Artist Statement (or why I make art work)

1.  I Draw and Paint what I see, from Observation: 

  • Because I’m naive enough to attempt the impossible.

  • In order to feed my imagination (except that I can’t prove that).

  • To offer an insightful, sensual experience that raises the viewer to a new level.

  • To convey nuance, and force upon myself the patience and understanding that it is revealed incrementally.

  • To Identify the light remaining in the shadows.

  • To prove that I actually was somewhere.

  • To prove that I don’t agree with the camera’s way of seeing things.

  • To give more more credit to the familiar than to call it ordinary.

2.  I Paint what I Imagine:

  • To bring into being something worthwhile that wasn’t there before.

  • To create an artificial paradise, a theatrical event, or reveal a hidden trauma, or an anxious fear.

  • For the pleasure of making a subject re-appear, onto the object that is canvas or paper.

  • Because I’m challenged by the immense chasm between working from observation and working without it, and I enjoy the challenge.

  • And because Art conjoins the character of a thing to the character of the artist.

3. I make Sculpture:

  • So that the wishes of my drawings come true, and to happen upon a complexity that’s unpredictable

  • Because I’m in love with Structure for the sake of its own limitations.

4. I Write:

  • To have arguments with myself about values, purpose, aesthetics, human connection, and philosophical inquiry.
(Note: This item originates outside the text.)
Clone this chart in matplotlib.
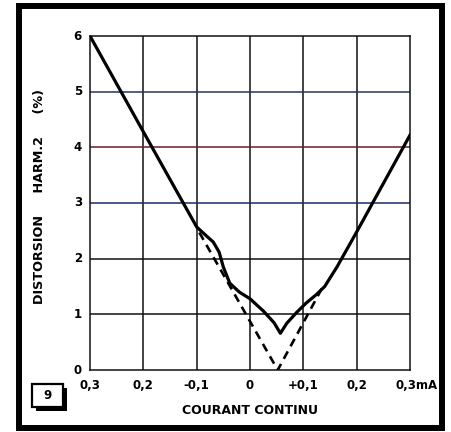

But more generally, I make artwork:

  • Because hand to eye coordination is really hand to brain, but more importantly, it’s an opportunity to exercise spirit.

  • To convey the energy of a gesture.

  • To practice the balance - walk the tightrope, between impulse and restraint.

  • To celebrate cause and effect.

  • To depict the trance!

And Because:

  • Of the unprovable assertion that Beauty is the artist’s first moral obligation.

  • Because there are more life enhancing experiences at a museum than anyone could stand.

  • And Finally, because the critical ingredient in art is optimism.